▶ What is needed
For this exercise, output only the lines between the "Clone this chart in D3.js." line and the "3.5, 0.5, 0.45];" line, both of them included, and skip all pictures.
** Start of Material supplied **
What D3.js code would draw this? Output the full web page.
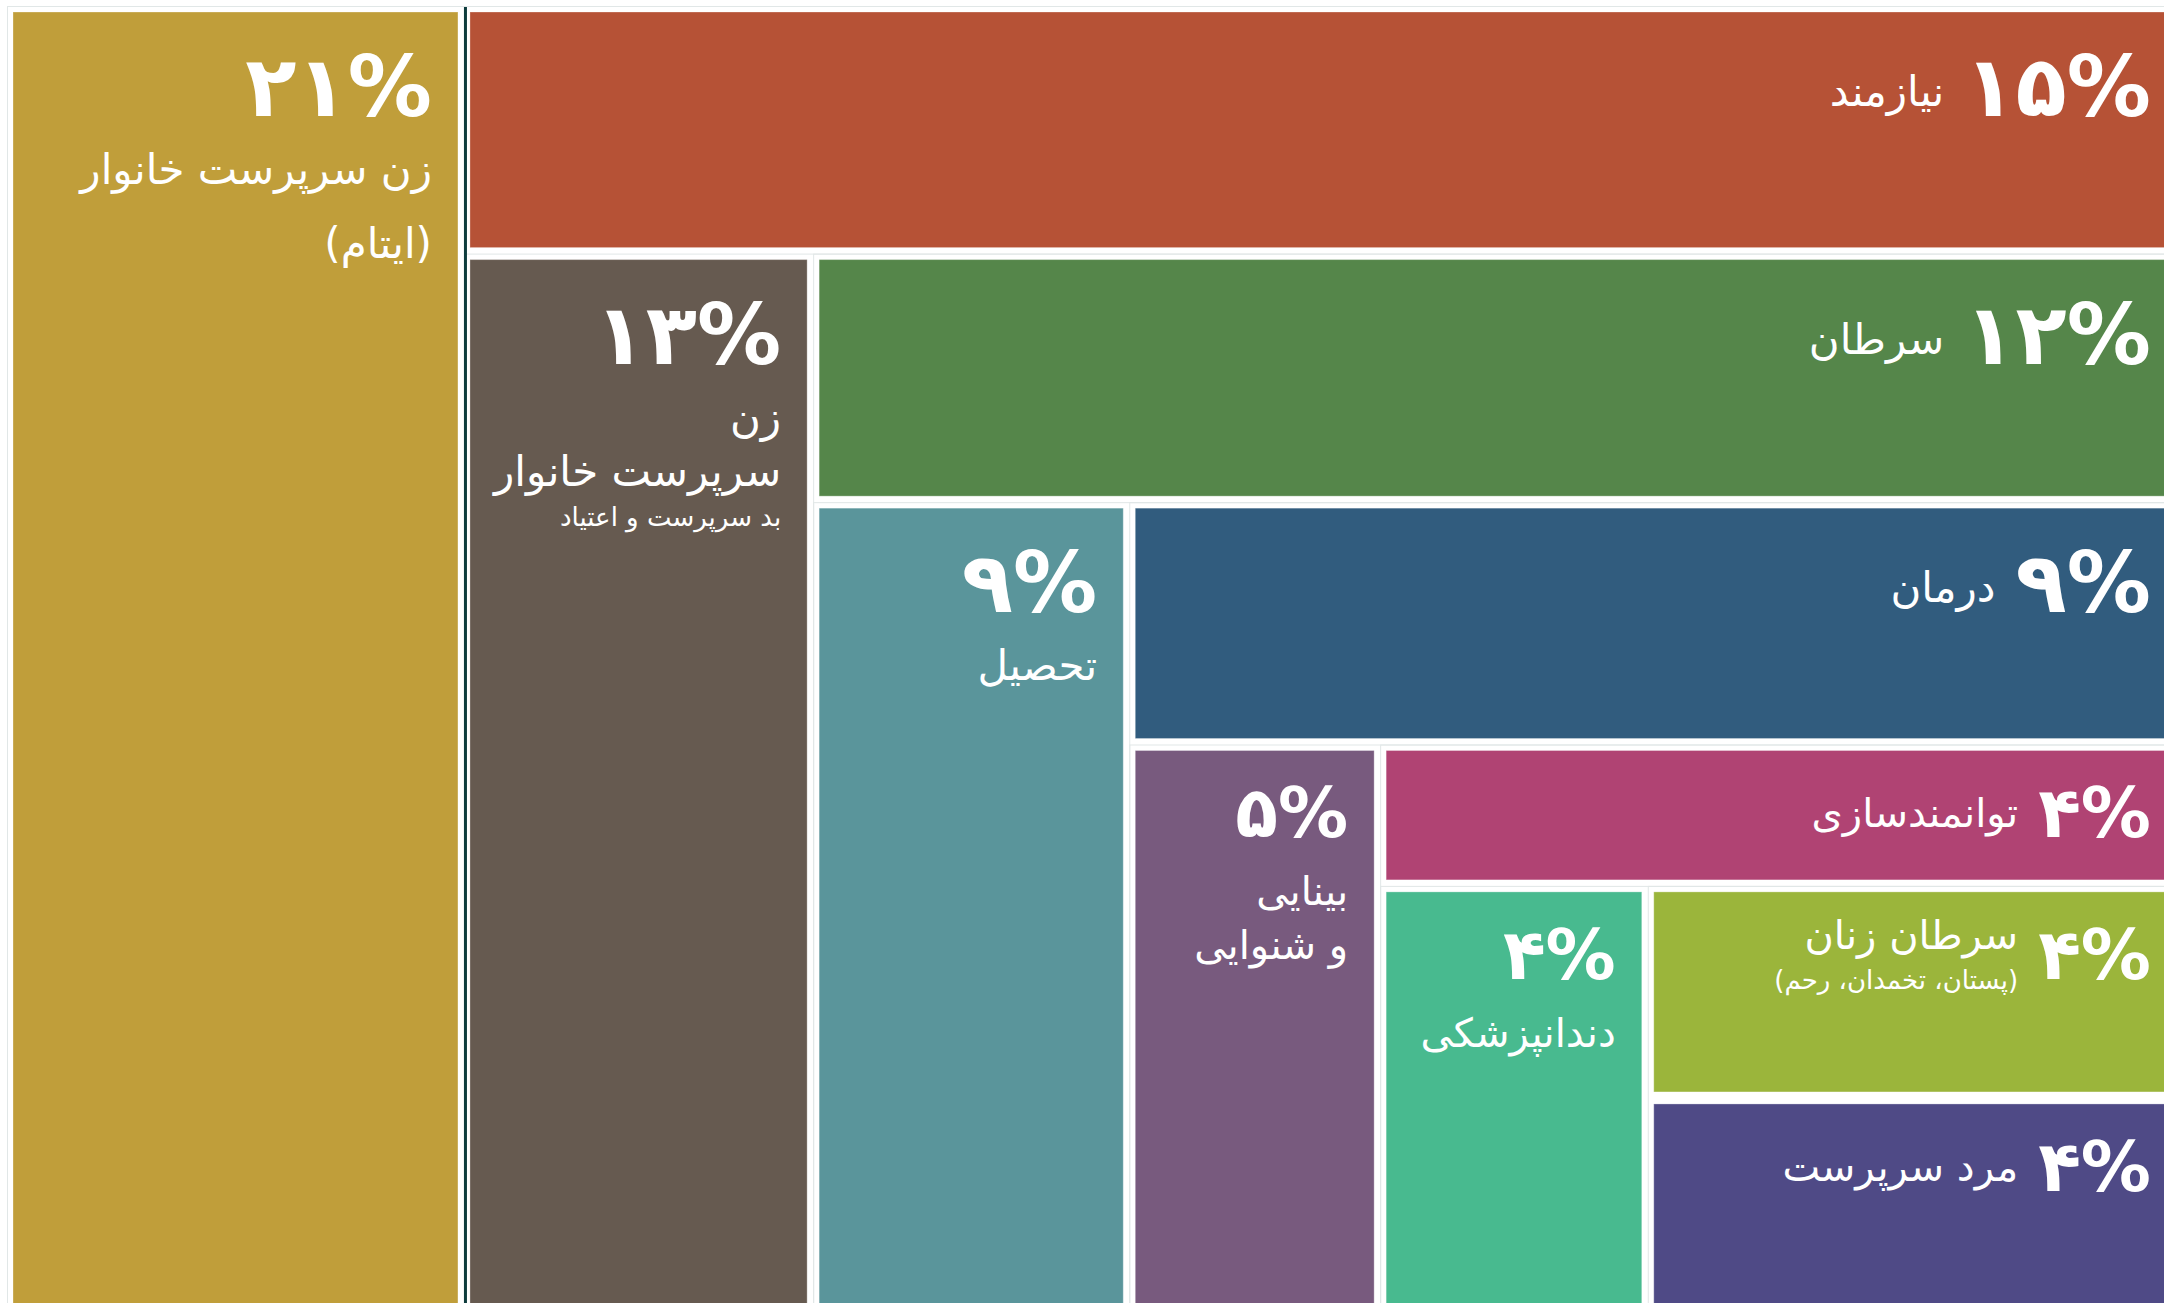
** End of Material supplied **
** Start of Material supplied **
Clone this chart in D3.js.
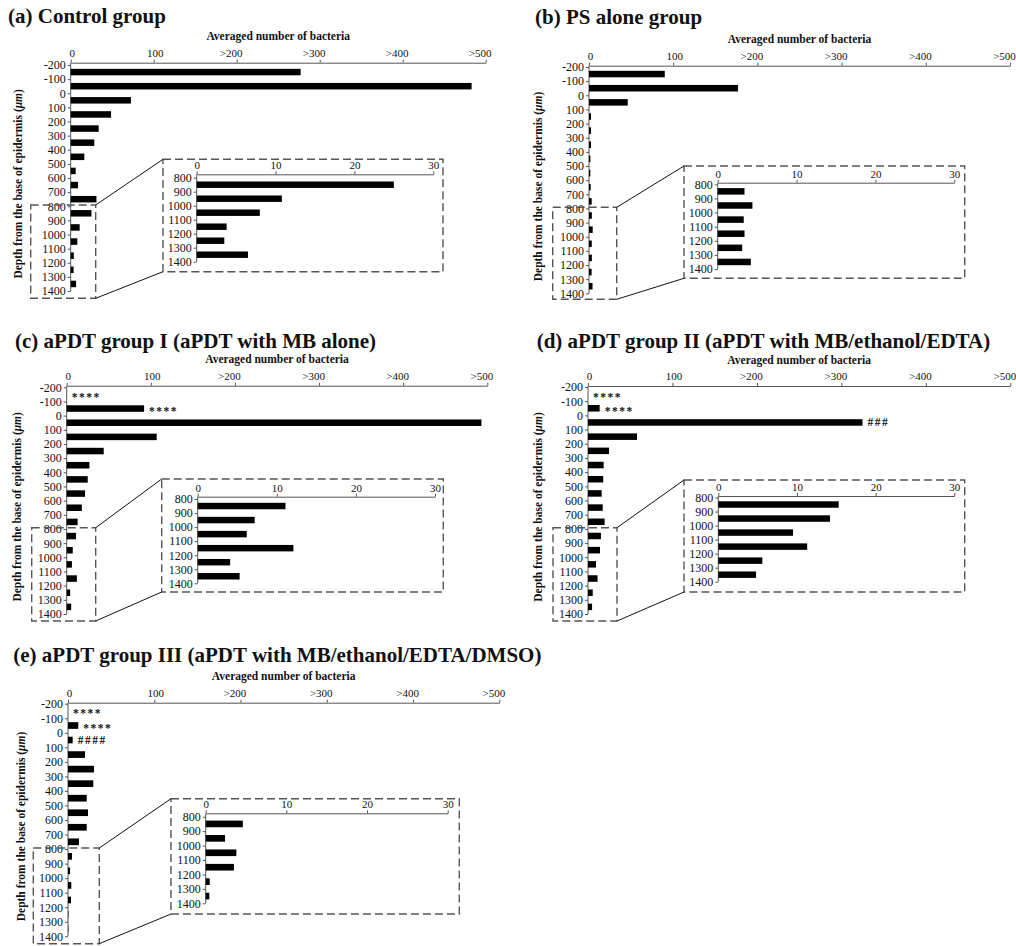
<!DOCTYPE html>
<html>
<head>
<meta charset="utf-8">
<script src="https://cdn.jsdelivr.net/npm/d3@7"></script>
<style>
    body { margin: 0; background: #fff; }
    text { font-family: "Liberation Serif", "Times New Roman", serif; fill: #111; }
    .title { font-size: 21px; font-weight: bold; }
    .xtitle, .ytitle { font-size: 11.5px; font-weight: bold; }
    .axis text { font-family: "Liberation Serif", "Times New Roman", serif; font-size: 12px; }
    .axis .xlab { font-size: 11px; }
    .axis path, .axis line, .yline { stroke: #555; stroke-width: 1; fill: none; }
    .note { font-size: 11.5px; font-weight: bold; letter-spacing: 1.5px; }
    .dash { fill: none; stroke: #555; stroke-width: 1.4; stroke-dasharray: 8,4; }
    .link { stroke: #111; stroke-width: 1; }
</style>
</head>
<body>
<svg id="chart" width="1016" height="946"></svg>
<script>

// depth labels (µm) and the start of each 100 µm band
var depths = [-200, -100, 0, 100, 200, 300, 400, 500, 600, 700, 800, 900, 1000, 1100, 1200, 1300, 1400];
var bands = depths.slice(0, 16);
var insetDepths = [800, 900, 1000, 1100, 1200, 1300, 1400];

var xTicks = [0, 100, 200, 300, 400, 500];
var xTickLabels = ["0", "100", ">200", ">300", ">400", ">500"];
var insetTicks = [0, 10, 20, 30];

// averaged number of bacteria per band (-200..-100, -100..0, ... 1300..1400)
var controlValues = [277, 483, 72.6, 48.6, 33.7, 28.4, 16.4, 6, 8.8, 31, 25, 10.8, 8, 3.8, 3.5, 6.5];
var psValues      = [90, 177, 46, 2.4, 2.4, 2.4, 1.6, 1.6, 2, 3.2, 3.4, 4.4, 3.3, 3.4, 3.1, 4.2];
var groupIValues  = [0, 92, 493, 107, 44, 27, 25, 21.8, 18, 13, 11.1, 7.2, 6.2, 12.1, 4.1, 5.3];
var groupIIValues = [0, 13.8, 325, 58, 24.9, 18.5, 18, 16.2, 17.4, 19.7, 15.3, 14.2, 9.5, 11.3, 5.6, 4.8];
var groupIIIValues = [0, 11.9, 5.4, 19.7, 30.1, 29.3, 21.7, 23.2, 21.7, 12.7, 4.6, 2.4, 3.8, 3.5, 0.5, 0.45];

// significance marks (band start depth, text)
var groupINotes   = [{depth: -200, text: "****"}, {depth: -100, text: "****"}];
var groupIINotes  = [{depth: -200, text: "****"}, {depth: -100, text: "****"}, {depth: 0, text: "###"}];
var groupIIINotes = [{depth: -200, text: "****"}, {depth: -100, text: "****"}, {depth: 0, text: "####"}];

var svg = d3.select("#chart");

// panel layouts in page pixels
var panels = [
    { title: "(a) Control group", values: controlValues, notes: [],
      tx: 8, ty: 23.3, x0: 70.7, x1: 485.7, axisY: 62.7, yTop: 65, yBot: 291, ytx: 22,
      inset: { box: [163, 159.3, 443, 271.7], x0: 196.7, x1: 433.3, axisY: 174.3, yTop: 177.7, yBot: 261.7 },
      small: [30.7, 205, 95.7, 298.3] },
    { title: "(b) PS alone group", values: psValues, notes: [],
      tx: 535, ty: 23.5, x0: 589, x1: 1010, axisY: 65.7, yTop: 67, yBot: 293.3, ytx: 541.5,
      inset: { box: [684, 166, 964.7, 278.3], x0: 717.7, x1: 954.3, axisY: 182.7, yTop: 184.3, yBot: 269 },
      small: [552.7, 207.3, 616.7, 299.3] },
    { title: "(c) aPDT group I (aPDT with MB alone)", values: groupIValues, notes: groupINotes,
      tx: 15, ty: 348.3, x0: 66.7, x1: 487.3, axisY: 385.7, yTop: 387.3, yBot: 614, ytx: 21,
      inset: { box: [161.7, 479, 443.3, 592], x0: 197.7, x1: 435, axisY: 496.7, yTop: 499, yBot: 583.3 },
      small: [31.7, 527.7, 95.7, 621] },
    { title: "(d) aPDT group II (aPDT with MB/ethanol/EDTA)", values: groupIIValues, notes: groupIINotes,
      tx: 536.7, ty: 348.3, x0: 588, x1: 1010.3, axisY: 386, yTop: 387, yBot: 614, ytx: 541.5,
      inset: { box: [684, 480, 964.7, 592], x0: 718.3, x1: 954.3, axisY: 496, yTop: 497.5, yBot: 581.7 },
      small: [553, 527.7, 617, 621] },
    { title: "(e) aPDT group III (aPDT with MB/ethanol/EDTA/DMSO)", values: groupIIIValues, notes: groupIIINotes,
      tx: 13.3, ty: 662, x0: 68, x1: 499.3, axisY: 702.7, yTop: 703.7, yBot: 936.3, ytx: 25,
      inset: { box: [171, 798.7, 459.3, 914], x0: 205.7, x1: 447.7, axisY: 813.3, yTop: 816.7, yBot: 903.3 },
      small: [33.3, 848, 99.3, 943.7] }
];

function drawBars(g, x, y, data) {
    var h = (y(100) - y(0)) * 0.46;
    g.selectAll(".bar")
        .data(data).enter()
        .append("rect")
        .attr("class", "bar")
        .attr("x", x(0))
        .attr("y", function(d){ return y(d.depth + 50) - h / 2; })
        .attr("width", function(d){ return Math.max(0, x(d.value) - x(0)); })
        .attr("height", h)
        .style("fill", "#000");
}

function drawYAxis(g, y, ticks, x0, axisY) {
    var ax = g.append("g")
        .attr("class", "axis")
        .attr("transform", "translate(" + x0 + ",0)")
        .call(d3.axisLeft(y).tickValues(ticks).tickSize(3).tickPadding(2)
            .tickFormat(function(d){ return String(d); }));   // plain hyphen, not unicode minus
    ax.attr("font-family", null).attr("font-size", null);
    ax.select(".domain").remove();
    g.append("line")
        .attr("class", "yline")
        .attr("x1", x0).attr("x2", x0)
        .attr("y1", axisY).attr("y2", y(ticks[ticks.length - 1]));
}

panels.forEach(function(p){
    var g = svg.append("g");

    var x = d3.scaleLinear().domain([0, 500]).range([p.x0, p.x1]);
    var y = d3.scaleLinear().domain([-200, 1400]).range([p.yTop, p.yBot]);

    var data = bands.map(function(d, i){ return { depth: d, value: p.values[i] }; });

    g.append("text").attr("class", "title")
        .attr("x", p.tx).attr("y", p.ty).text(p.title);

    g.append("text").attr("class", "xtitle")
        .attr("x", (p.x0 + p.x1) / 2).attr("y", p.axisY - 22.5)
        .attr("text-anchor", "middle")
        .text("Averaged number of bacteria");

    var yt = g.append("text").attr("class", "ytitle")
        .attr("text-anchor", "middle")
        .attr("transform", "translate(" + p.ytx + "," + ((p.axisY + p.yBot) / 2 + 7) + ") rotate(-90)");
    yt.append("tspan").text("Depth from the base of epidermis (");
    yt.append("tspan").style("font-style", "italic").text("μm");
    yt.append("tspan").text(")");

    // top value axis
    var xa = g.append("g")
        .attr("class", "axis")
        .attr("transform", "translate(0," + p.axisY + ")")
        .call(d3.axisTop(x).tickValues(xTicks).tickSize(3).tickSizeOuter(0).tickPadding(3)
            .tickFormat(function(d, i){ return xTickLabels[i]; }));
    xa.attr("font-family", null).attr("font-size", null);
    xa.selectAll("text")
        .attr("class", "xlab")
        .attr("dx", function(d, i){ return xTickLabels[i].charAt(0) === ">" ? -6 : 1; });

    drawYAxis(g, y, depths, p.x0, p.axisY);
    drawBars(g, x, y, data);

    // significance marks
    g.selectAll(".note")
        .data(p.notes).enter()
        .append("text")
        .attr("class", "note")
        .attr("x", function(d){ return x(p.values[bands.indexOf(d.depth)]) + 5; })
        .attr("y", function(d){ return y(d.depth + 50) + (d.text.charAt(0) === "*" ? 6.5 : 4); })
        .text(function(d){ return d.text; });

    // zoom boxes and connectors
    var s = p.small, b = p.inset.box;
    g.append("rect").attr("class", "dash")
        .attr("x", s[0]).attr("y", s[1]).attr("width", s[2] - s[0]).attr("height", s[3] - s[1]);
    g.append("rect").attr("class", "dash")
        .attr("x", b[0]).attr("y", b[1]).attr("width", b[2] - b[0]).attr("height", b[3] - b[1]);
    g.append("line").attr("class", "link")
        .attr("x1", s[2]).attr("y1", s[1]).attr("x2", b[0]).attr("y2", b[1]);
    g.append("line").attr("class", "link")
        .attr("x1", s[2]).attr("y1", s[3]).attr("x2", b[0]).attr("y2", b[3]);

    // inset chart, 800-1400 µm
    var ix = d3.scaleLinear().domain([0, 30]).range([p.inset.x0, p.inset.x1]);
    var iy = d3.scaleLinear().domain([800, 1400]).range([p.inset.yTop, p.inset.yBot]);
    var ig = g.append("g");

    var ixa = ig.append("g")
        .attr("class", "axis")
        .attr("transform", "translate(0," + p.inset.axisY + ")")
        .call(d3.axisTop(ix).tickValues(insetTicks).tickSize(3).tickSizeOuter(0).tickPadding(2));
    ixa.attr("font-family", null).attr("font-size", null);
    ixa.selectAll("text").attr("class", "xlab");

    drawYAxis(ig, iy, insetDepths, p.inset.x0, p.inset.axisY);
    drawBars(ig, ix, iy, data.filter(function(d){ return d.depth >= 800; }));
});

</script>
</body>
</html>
** End of Material supplied **
▶ Finished exercise
Clone this chart in D3.js.
<!DOCTYPE html>
<html>
<head>
<meta charset="utf-8">
<script src="https://cdn.jsdelivr.net/npm/d3@7"></script>
<style>
    body { margin: 0; background: #fff; }
    text { font-family: "Liberation Serif", "Times New Roman", serif; fill: #111; }
    .title { font-size: 21px; font-weight: bold; }
    .xtitle, .ytitle { font-size: 11.5px; font-weight: bold; }
    .axis text { font-family: "Liberation Serif", "Times New Roman", serif; font-size: 12px; }
    .axis .xlab { font-size: 11px; }
    .axis path, .axis line, .yline { stroke: #555; stroke-width: 1; fill: none; }
    .note { font-size: 11.5px; font-weight: bold; letter-spacing: 1.5px; }
    .dash { fill: none; stroke: #555; stroke-width: 1.4; stroke-dasharray: 8,4; }
    .link { stroke: #111; stroke-width: 1; }
</style>
</head>
<body>
<svg id="chart" width="1016" height="946"></svg>
<script>

// depth labels (µm) and the start of each 100 µm band
var depths = [-200, -100, 0, 100, 200, 300, 400, 500, 600, 700, 800, 900, 1000, 1100, 1200, 1300, 1400];
var bands = depths.slice(0, 16);
var insetDepths = [800, 900, 1000, 1100, 1200, 1300, 1400];

var xTicks = [0, 100, 200, 300, 400, 500];
var xTickLabels = ["0", "100", ">200", ">300", ">400", ">500"];
var insetTicks = [0, 10, 20, 30];

// averaged number of bacteria per band (-200..-100, -100..0, ... 1300..1400)
var controlValues = [277, 483, 72.6, 48.6, 33.7, 28.4, 16.4, 6, 8.8, 31, 25, 10.8, 8, 3.8, 3.5, 6.5];
var psValues      = [90, 177, 46, 2.4, 2.4, 2.4, 1.6, 1.6, 2, 3.2, 3.4, 4.4, 3.3, 3.4, 3.1, 4.2];
var groupIValues  = [0, 92, 493, 107, 44, 27, 25, 21.8, 18, 13, 11.1, 7.2, 6.2, 12.1, 4.1, 5.3];
var groupIIValues = [0, 13.8, 325, 58, 24.9, 18.5, 18, 16.2, 17.4, 19.7, 15.3, 14.2, 9.5, 11.3, 5.6, 4.8];
var groupIIIValues = [0, 11.9, 5.4, 19.7, 30.1, 29.3, 21.7, 23.2, 21.7, 12.7, 4.6, 2.4, 3.8, 3.5, 0.5, 0.45];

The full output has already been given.